--- start of Exercise material ---

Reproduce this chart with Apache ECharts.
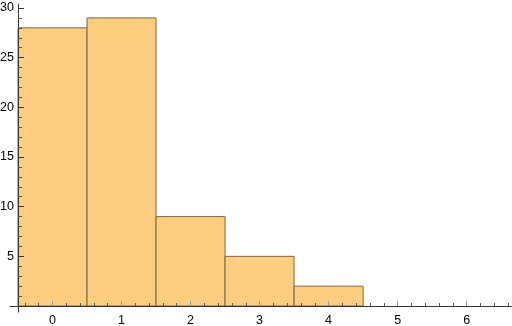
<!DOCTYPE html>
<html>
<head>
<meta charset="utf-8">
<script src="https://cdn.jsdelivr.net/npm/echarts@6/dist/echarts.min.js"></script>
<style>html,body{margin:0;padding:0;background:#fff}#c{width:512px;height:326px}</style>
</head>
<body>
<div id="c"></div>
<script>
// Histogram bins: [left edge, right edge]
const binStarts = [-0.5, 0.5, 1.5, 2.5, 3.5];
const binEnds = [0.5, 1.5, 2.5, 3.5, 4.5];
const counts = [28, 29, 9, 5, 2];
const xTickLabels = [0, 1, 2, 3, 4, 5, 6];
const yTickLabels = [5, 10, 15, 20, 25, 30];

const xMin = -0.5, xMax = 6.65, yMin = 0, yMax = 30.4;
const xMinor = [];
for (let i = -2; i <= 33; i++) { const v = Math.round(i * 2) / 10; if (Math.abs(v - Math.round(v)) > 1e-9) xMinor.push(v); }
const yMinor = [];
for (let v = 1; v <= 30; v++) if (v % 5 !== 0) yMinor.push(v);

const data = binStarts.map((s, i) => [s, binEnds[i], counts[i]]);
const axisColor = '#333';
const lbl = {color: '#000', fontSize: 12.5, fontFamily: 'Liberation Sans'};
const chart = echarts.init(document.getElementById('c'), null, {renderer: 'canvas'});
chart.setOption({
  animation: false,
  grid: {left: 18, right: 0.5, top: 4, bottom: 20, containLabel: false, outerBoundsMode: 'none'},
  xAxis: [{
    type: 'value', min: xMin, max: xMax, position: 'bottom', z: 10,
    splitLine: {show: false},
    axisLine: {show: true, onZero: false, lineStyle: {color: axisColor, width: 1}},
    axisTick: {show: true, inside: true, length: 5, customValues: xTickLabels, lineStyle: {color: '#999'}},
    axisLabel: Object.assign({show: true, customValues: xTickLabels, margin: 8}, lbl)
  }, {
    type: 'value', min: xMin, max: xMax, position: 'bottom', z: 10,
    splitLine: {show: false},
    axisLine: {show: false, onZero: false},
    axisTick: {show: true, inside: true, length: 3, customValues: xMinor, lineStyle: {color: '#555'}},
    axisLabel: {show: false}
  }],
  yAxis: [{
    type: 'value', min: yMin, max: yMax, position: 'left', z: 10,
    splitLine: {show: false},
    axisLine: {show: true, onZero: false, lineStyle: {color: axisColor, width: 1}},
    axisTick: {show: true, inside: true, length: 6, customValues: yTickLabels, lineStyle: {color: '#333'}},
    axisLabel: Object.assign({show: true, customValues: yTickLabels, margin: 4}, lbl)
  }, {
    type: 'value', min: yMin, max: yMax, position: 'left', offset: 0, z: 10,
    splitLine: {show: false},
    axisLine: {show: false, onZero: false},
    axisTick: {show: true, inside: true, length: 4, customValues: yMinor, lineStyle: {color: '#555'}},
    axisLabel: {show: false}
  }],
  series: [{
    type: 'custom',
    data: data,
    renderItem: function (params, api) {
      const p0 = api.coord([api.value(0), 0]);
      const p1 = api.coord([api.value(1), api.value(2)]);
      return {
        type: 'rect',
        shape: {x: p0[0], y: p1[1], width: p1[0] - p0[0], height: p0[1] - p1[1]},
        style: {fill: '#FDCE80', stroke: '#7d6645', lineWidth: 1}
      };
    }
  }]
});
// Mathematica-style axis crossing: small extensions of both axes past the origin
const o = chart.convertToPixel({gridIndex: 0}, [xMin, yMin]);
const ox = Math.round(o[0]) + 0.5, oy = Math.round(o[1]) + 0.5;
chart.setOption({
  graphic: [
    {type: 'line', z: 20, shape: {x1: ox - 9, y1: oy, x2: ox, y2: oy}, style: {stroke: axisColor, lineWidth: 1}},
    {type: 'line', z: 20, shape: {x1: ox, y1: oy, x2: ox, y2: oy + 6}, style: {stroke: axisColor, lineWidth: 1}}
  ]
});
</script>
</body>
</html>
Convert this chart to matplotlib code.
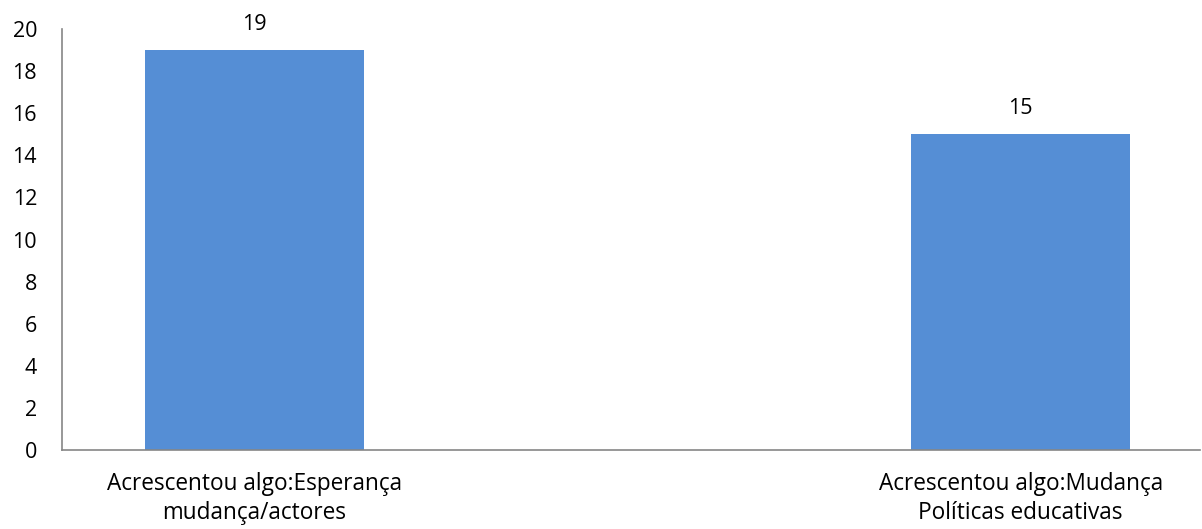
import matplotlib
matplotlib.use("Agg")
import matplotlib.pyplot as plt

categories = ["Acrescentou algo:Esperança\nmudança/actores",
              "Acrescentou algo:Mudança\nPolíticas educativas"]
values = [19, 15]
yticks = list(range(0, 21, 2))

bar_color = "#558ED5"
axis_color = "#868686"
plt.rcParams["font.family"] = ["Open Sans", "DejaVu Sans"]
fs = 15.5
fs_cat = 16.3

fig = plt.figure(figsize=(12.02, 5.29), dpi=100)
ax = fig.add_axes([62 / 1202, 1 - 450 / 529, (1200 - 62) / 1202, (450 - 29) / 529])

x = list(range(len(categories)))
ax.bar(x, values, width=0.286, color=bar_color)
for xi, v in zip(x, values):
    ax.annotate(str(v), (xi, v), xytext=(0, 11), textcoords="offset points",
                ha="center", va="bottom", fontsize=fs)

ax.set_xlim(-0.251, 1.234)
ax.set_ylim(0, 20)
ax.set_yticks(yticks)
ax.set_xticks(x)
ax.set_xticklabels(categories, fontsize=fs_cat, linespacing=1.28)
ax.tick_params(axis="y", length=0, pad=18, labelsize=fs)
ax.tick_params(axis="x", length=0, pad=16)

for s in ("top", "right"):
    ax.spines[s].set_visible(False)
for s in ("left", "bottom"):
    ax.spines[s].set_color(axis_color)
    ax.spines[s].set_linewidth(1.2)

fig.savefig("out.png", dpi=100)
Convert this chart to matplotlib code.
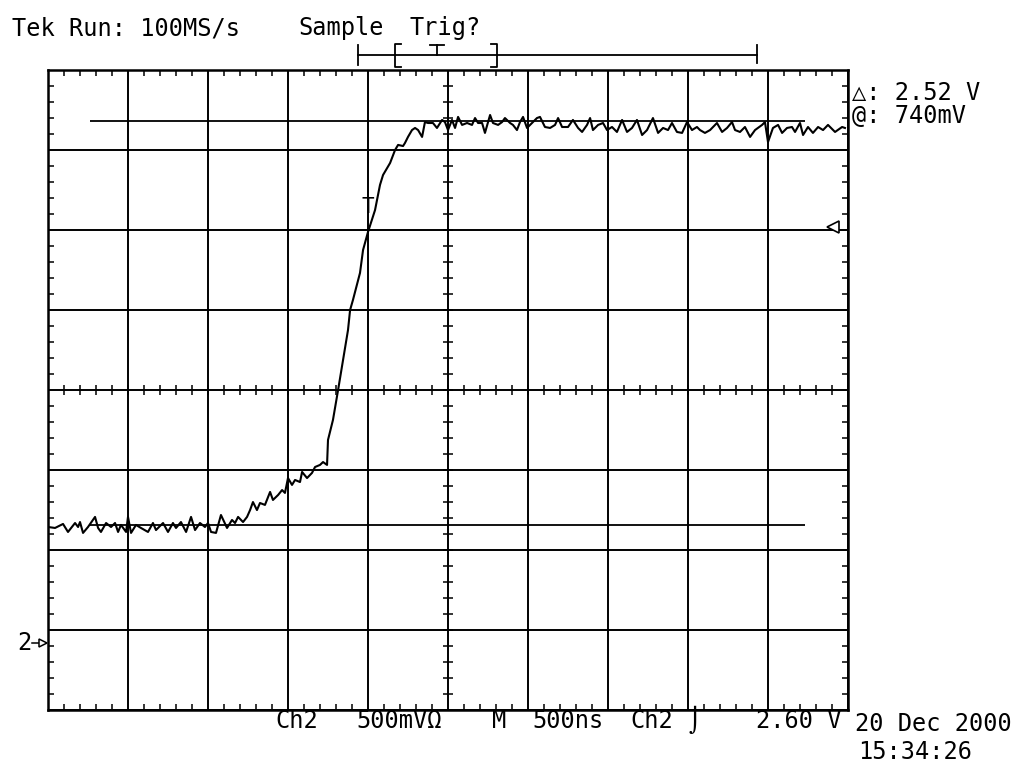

--- end of Exercise material ---

— What you are asked to do —
Your task is to reproduce exactly the lines from the start of the data above through the line containing "for (let v = 1;", leaving every picture out.

— Output —
Reproduce this chart with Apache ECharts.
<!DOCTYPE html>
<html>
<head>
<meta charset="utf-8">
<script src="https://cdn.jsdelivr.net/npm/echarts@6/dist/echarts.min.js"></script>
<style>html,body{margin:0;padding:0;background:#fff}#c{width:512px;height:326px}</style>
</head>
<body>
<div id="c"></div>
<script>
// Histogram bins: [left edge, right edge]
const binStarts = [-0.5, 0.5, 1.5, 2.5, 3.5];
const binEnds = [0.5, 1.5, 2.5, 3.5, 4.5];
const counts = [28, 29, 9, 5, 2];
const xTickLabels = [0, 1, 2, 3, 4, 5, 6];
const yTickLabels = [5, 10, 15, 20, 25, 30];

const xMin = -0.5, xMax = 6.65, yMin = 0, yMax = 30.4;
const xMinor = [];
for (let i = -2; i <= 33; i++) { const v = Math.round(i * 2) / 10; if (Math.abs(v - Math.round(v)) > 1e-9) xMinor.push(v); }
const yMinor = [];
for (let v = 1; v <= 30; v++) if (v % 5 !== 0) yMinor.push(v);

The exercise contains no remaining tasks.